A agenda democrática e a Revolta de Kronstadt tem como
reposta o massacre de seus marinheiros por tropas do Exército Vermelho
comandadas por Mikhail Tukhachevsky. A repressão à Fortaleza, símbolo da
Revolução de Bolchevique, uniu dois inimigos figadais: Stalin e Trotsky. Os
bolcheviques foram os jacobinos da Revolução Russa, elevados a enésima
potência. No livro O Fim do Homem Soviético, Svetlana Aleksievitch, prêmio
Nobel de Literatura 2015, reproduz sentenças de três bolcheviques, que ilustram
o desapreço pelo ser humano:
- Precisamos atrair para nós noventa ou cem milhões que
povoam a Rússia Soviética. Com o restante não devemos falar – é preciso
exterminá-los. (Zinoviev 1918)
- Enforcar (sem falta, enforcar para que o povo veja) não
menos de mil kulaks (camponeses ricos) presos, que enriquecem... tirar-lhe
todos os cereais, designar reféns... De tal modo que que a cem quilômetros em
redor o povo veja e trema”. (Lenin, 1918)
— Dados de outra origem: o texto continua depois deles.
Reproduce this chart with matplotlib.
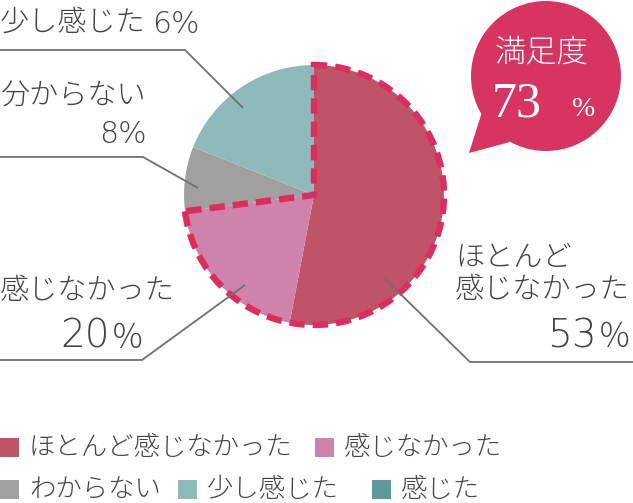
import matplotlib
matplotlib.use("Agg")
import matplotlib.pyplot as plt
from matplotlib.patches import Wedge, Circle, Polygon, Rectangle

plt.rcParams['font.family'] = ['Noto Sans CJK JP', 'DejaVu Sans']
plt.rcParams['font.weight'] = 'light'

# slices as drawn (clockwise from 12 o'clock)
categories = ['ほとんど感じなかった', '感じなかった', 'わからない', '少し感じた']
shares = [53, 20, 8, 19]
colors = ['#bf5468', '#cf82aa', '#a0a0a0', '#8fbaba']
label_pct = ['53', '20', '8', '6']
satisfied = 73  # ほとんど感じなかった + 感じなかった

legend_names = ['ほとんど感じなかった', '感じなかった', 'わからない', '少し感じた', '感じた']
legend_colors = ['#bf5468', '#cf82aa', '#a0a0a0', '#8fbaba', '#5a9a98']

W, H = 633, 503
def Y(y):
    return H - y

fig = plt.figure(figsize=(W / 100, H / 100), dpi=100)
ax = fig.add_axes([0, 0, 1, 1])

cx, cy, r = 314, Y(195), 130
ax.pie(shares, colors=colors, startangle=90, counterclock=False,
       center=(cx, cy), radius=r, wedgeprops=dict(linewidth=0))

# dashed outline around the "satisfied" part
t1 = 90 - 360 * (shares[0] + shares[1]) / sum(shares)
ax.add_patch(Wedge((cx, cy), r, t1, 90, fill=False, edgecolor='#dc2d5e',
                   linewidth=4.6, linestyle=(0, (2.4, 1.25)), capstyle='butt',
                   joinstyle='miter', zorder=5))

# leader lines
lc = '#707070'
lines = [
    [(0, 50), (185, 50), (243, 108)],
    [(0, 157), (143, 157), (198, 188)],
    [(0, 360), (142, 360), (245, 285)],
    [(633, 362), (470, 362), (383, 277)],
]
for pts in lines:
    ax.plot([p[0] for p in pts], [Y(p[1]) for p in pts], color=lc, lw=1.3,
            solid_capstyle='butt', zorder=6)

tc = '#444444'
num_font = ['DejaVu Sans']


def big_pct(x_end, y, digits):
    # large digits, then a smaller full-width percent sign
    ax.text(x_end, Y(y), digits, fontsize=28, color=tc, ha='right',
            va='center', family=num_font)
    ax.text(x_end + 18, Y(y + 2), '％', fontsize=24, color=tc, ha='center',
            va='center')


ax.text(0, Y(22), categories[3], fontsize=21, color=tc, ha='left', va='center')
ax.text(152, Y(24), label_pct[3] + '%', fontsize=21.5, color=tc, ha='left',
        va='center', family=num_font)
ax.text(0, Y(95), '分からない', fontsize=21, color=tc, ha='left', va='center')
ax.text(147, Y(134), label_pct[2] + '%', fontsize=21.5, color=tc, ha='right',
        va='center', family=num_font)
ax.text(0, Y(291), categories[1], fontsize=21, color=tc, ha='left', va='center')
big_pct(110, 337, label_pct[1])
ax.text(455, Y(258), 'ほとんど', fontsize=21, color=tc, ha='left', va='center')
ax.text(455, Y(290), '感じなかった', fontsize=21, color=tc, ha='left', va='center')
big_pct(597, 336, label_pct[0])

# speech bubble
bc = '#d83461'
ax.add_patch(Circle((546, Y(76)), 75, color=bc, lw=0, zorder=7))
ax.add_patch(Polygon([(469, Y(153)), (482, Y(112)), (510, Y(142))],
                     closed=True, color=bc, lw=0, zorder=7))
ax.text(542, Y(52), '満足度', fontsize=22.5, color='white', ha='center',
        va='center', zorder=8)
ax.text(492, Y(104), str(satisfied), fontsize=36, color='white', ha='left',
        va='center', family='Liberation Serif', zorder=8)
ax.text(584, Y(109), '%', fontsize=20, color='white', ha='center',
        va='center', family='Liberation Serif', zorder=8)

# legend
rows = [(447, [(0, 0), (315, 1)]), (489, [(0, 2), (178, 3), (372, 4)])]
for ry, items in rows:
    for lx, i in items:
        ax.add_patch(Rectangle((lx, Y(ry) - 9.5), 19, 19,
                               color=legend_colors[i], lw=0))
        ax.text(lx + 29, Y(ry), legend_names[i], fontsize=19, color=tc,
                ha='left', va='center')

ax.set_xlim(0, W)
ax.set_ylim(0, H)
ax.set_aspect('equal')
ax.axis('off')
fig.savefig('out.png', dpi=100, facecolor='white')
- “Moscou está literalmente a morrer de fome” (professor
Kuznetsov para Trotsky) Isso não é fome. Quando Tito ocupou Jerusalém, as mães
judias comiam seus filhos. Quando eu forçar as vossas mães a comerem os seus
filhos, então podem vir ter comigo e dizer “Temos fome”. (Trotsky, 1918)
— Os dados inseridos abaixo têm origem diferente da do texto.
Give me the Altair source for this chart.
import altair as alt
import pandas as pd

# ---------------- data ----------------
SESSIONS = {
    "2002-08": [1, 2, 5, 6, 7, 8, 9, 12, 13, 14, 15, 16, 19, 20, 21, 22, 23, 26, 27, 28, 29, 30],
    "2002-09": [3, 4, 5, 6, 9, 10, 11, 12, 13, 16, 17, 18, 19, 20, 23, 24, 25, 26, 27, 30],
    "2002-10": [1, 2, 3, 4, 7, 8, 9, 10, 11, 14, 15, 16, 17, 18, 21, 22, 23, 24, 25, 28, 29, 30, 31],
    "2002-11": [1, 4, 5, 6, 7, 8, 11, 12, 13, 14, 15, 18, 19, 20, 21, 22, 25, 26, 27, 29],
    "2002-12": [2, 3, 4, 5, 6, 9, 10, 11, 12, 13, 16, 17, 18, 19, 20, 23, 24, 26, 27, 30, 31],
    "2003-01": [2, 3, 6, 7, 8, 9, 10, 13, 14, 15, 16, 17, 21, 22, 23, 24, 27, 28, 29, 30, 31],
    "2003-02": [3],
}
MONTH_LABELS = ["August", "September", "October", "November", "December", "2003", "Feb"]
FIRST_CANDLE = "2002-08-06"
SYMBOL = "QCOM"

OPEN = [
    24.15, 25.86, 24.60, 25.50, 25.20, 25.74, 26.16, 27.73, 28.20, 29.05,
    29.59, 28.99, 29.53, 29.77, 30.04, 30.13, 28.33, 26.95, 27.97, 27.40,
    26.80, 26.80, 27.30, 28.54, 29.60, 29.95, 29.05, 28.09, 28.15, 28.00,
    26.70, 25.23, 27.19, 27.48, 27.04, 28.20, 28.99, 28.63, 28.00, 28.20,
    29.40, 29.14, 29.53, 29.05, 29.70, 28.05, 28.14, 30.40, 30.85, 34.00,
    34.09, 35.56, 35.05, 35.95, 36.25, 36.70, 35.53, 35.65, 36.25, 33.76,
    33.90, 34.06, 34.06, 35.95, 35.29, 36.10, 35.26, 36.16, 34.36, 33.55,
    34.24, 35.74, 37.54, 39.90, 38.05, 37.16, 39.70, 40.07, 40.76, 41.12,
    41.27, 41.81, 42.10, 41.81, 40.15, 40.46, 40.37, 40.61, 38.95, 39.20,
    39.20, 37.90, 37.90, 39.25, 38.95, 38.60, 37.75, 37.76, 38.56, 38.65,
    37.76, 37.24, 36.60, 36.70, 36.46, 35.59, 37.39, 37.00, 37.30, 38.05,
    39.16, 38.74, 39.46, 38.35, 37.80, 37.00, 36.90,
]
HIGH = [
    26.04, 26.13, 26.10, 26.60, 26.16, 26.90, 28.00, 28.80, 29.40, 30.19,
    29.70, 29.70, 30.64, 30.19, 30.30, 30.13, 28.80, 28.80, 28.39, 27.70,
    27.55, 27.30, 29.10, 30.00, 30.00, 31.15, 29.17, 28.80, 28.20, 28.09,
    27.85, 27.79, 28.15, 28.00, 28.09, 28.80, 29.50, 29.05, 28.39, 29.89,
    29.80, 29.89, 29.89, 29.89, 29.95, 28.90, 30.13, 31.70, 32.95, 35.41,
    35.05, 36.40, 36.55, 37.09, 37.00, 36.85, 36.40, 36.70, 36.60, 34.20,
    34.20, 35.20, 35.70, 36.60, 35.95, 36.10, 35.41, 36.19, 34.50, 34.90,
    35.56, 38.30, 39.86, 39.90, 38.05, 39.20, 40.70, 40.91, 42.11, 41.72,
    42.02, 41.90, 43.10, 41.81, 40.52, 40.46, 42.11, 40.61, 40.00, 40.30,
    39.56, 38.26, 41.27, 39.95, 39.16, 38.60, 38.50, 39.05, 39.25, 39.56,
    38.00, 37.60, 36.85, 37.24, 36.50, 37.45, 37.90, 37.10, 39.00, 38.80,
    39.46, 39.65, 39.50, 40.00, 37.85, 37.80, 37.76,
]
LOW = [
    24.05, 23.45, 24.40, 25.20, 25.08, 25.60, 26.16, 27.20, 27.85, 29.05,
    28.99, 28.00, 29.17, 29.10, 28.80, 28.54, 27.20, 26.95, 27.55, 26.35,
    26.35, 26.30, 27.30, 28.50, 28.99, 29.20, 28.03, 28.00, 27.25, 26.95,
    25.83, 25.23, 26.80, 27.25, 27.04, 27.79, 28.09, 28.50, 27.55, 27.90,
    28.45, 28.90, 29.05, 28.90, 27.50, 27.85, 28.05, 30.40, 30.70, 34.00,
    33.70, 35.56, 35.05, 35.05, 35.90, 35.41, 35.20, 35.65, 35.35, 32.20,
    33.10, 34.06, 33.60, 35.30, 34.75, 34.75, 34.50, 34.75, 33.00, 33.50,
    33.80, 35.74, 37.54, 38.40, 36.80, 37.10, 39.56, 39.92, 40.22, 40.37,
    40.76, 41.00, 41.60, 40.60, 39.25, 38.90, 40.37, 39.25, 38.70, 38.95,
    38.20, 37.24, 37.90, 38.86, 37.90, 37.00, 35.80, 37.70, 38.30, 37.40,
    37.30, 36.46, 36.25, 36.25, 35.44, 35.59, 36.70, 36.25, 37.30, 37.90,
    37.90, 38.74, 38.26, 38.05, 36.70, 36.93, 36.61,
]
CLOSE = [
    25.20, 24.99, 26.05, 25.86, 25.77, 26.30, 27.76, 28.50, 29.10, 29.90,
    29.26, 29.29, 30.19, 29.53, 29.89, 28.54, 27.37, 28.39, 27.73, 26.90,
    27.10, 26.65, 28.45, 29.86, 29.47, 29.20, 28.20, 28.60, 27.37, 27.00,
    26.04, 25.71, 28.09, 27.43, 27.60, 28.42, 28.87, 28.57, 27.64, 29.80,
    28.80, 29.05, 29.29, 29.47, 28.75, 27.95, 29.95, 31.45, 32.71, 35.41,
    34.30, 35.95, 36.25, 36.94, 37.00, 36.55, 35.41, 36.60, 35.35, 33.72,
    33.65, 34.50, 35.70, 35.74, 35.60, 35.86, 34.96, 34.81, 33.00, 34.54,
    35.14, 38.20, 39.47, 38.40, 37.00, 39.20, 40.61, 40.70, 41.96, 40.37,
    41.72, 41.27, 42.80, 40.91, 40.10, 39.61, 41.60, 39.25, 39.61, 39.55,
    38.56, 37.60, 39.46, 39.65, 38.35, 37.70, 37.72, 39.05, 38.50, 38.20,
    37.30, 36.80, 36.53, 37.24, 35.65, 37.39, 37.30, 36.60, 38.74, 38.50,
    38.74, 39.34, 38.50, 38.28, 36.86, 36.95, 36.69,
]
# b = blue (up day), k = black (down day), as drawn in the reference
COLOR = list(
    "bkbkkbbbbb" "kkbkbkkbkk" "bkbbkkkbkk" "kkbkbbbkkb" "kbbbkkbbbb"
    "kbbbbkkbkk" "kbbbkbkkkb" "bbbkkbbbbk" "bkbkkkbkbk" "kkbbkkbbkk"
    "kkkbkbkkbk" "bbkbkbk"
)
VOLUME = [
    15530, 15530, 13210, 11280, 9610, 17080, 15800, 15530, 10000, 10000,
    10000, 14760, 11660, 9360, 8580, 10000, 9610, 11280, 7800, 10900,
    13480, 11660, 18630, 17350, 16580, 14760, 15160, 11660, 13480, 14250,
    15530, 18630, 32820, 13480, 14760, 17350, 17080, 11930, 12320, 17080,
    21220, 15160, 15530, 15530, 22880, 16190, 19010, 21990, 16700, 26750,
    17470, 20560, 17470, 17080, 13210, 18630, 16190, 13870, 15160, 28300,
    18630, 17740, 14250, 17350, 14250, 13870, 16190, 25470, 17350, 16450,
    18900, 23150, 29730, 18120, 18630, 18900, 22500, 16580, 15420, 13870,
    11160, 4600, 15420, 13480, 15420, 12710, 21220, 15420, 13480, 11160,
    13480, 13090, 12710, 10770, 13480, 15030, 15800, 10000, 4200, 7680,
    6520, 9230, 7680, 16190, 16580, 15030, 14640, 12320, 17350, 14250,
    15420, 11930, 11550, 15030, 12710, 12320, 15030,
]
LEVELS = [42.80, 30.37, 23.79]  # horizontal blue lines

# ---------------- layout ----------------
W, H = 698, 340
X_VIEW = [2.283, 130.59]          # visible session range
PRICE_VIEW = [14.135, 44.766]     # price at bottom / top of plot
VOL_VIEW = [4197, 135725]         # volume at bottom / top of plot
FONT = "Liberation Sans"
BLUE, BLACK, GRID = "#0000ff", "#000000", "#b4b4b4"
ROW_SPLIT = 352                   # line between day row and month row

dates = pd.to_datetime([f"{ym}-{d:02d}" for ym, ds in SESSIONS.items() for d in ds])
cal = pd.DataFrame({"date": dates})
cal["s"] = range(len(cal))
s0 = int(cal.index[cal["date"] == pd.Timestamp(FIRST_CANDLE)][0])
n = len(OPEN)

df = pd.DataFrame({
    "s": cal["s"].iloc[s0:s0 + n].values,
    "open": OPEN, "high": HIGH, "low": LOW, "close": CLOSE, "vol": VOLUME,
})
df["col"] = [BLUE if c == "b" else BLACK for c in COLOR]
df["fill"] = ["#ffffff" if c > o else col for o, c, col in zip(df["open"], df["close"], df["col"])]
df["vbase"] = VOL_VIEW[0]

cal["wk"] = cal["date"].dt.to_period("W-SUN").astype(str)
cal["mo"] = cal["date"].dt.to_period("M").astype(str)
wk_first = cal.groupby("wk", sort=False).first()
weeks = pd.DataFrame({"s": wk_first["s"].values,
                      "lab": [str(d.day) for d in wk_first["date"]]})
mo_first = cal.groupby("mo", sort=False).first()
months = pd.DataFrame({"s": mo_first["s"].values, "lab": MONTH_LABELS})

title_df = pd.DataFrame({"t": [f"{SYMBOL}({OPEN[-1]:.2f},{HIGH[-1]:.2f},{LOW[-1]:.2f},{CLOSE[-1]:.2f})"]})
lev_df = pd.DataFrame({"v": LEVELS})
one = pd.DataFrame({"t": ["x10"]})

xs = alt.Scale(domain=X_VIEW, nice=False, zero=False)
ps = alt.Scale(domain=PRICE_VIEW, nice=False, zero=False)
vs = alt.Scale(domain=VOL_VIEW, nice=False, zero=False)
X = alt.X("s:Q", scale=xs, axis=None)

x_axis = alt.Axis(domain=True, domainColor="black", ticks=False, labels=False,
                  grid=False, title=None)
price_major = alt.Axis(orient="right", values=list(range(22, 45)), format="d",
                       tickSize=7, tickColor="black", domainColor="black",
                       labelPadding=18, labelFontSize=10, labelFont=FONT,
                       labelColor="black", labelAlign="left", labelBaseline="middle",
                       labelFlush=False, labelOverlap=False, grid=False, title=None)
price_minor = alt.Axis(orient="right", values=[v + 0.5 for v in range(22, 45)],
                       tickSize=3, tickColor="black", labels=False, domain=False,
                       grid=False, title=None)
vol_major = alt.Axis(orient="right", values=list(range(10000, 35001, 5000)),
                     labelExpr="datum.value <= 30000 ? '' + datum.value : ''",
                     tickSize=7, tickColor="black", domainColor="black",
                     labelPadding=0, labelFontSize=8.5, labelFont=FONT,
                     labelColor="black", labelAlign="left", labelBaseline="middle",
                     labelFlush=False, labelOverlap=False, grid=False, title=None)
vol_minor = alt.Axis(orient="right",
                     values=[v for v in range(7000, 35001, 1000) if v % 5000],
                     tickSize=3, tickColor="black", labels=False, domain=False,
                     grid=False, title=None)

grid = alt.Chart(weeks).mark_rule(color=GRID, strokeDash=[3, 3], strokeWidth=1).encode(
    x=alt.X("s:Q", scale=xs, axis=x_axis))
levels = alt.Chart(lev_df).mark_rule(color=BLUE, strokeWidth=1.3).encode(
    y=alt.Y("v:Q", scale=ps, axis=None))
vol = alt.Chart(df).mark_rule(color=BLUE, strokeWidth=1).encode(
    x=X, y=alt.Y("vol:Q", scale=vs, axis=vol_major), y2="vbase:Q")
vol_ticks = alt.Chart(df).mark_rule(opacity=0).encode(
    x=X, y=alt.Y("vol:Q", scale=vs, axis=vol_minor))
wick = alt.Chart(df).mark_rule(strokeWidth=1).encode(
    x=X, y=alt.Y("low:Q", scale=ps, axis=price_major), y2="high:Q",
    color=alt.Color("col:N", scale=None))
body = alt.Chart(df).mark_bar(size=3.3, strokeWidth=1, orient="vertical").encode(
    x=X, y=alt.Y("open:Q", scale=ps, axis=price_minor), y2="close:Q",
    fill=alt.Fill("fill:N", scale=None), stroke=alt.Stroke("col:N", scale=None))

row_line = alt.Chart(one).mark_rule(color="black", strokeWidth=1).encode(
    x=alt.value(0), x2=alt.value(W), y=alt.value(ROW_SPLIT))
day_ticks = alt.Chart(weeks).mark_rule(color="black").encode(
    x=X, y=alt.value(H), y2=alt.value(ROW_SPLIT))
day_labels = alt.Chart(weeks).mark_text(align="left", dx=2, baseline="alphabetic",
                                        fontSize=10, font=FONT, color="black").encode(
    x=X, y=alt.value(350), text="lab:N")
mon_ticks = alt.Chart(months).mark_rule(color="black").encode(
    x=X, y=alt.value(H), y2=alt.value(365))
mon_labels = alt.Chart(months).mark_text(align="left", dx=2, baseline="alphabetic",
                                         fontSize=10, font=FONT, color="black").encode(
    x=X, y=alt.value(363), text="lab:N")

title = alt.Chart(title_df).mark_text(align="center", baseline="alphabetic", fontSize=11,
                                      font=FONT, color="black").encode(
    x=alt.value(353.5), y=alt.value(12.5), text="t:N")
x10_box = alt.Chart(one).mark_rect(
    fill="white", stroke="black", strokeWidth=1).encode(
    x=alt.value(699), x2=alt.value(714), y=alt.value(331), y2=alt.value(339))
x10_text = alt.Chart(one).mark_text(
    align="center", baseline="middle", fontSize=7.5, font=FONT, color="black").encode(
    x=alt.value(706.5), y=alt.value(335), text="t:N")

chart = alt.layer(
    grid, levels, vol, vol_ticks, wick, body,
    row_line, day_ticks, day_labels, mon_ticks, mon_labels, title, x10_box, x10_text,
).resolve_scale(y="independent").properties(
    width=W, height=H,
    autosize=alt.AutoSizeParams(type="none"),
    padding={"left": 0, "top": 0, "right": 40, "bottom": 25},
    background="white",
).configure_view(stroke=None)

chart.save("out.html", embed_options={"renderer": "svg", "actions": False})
A frase de Trotsky virou quase uma premonição. Quinze anos
depois o canibalismo pintou com força na Ucrânia, no período grande fome
decorrente da coletivização forçada da agricultura promovida por Stalin.
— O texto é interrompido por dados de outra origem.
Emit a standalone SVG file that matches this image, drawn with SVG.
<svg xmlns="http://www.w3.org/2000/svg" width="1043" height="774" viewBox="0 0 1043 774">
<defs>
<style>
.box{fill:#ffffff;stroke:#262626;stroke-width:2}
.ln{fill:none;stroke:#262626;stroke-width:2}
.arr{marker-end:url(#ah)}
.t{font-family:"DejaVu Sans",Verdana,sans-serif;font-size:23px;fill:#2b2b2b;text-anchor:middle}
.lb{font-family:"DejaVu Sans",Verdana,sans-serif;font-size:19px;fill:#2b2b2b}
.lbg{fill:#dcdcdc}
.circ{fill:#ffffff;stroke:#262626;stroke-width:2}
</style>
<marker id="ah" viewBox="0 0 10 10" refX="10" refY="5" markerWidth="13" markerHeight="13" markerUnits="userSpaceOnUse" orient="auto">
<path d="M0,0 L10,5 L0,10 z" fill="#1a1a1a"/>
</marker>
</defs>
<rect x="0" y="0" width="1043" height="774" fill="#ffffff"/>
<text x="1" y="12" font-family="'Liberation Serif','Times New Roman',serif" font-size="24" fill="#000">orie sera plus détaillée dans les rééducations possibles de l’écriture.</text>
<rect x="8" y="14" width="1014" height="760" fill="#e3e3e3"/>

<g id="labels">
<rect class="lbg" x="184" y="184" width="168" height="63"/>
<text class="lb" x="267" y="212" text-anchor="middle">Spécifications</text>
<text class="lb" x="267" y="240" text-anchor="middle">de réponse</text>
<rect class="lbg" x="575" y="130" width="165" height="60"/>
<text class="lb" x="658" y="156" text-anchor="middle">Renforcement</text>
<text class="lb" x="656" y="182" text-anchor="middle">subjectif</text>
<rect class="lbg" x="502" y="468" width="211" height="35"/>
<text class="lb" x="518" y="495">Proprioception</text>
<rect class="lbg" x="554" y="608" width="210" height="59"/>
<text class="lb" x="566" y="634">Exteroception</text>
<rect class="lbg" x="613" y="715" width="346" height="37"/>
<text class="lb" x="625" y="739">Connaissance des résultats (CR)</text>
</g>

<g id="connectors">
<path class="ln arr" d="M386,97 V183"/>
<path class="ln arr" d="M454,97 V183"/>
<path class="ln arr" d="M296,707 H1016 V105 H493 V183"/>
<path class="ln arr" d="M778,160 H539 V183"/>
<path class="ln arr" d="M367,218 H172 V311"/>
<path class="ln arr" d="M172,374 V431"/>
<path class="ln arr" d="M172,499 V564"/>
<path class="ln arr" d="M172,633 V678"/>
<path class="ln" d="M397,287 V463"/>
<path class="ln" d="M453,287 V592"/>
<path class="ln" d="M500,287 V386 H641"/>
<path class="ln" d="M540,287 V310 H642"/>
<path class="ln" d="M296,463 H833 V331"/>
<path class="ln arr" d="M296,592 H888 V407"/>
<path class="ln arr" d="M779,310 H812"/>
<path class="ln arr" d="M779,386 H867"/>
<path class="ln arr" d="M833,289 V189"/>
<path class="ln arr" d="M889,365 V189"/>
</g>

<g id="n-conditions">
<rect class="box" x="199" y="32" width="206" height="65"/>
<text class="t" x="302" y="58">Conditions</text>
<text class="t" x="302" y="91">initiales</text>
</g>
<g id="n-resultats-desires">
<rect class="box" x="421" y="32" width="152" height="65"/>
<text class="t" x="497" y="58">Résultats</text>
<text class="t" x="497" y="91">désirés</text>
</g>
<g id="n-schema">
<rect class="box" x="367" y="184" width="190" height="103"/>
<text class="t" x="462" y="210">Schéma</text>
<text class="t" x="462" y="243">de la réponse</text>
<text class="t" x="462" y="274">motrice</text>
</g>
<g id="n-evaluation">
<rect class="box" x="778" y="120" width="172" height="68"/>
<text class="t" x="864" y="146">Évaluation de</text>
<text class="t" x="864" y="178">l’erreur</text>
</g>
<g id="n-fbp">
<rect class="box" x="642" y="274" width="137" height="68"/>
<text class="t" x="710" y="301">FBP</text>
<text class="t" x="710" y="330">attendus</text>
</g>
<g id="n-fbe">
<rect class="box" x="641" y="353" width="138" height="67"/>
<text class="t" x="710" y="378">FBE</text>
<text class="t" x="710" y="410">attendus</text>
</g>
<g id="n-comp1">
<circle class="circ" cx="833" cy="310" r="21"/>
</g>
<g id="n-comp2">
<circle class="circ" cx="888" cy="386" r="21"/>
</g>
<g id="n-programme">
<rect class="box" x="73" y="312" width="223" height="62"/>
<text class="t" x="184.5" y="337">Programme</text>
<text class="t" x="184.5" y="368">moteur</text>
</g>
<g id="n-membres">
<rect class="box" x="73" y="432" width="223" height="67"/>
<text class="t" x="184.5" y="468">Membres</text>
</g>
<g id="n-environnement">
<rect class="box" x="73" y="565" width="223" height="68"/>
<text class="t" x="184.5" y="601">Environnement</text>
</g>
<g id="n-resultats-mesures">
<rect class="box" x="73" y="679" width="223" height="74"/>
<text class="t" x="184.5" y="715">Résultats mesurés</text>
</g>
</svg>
Svetlana narra um desses casos: “Na aldeia deles uma mãe
matou o próprio filho com um machado para cozer e dar aos outros. O seu próprio
filho... Receavam (os pais de família) deixar as crianças saírem de casa.
Apanhavam as crianças como os gatos e cães”.
O quadro dantesco da grande fome de 1932/1933 foi produto
direto de como se deu a acumulação primitiva do socialismo diante de uma sociedade
agrária e de base material atrasada.
A eliminação dos kulaks e a apropriação de grãos para a
exportação financiaram a industrialização acelerada. Em apenas dois planos
quinquenais, a URSS tornou-se uma potência econômica.
Mas às custas de encharcar de sangue a imensa mãe Rússia. Da
Ucrânia aos Urais, do Báltico ao Mar Negro, do Cáucaso a Sibéria.
O caminho da acumulação socialista escolhido por Stalin
seria inviável sem o Grande Terror dos anos 30. Com Lenin, a URSS era uma
ditadura para toda a sociedade e a democracia existia apenas no interior do
partido bolchevique, embora o direito de facção tenha sido suprimido no 10º
Congresso do PCUS em 1921. Os anos pós Lenin transformaram a ditadura do
partido único na ditadura de uma única corrente do partido (a
leninista-stalinista) e, em seguida, na ditadura unipessoal de Stalin.
Em vez de “todo poder aos soviets”, todo Poder a Stalin.
Tudo o que a história provou ser o sinônimo da insensatez e da barbárie.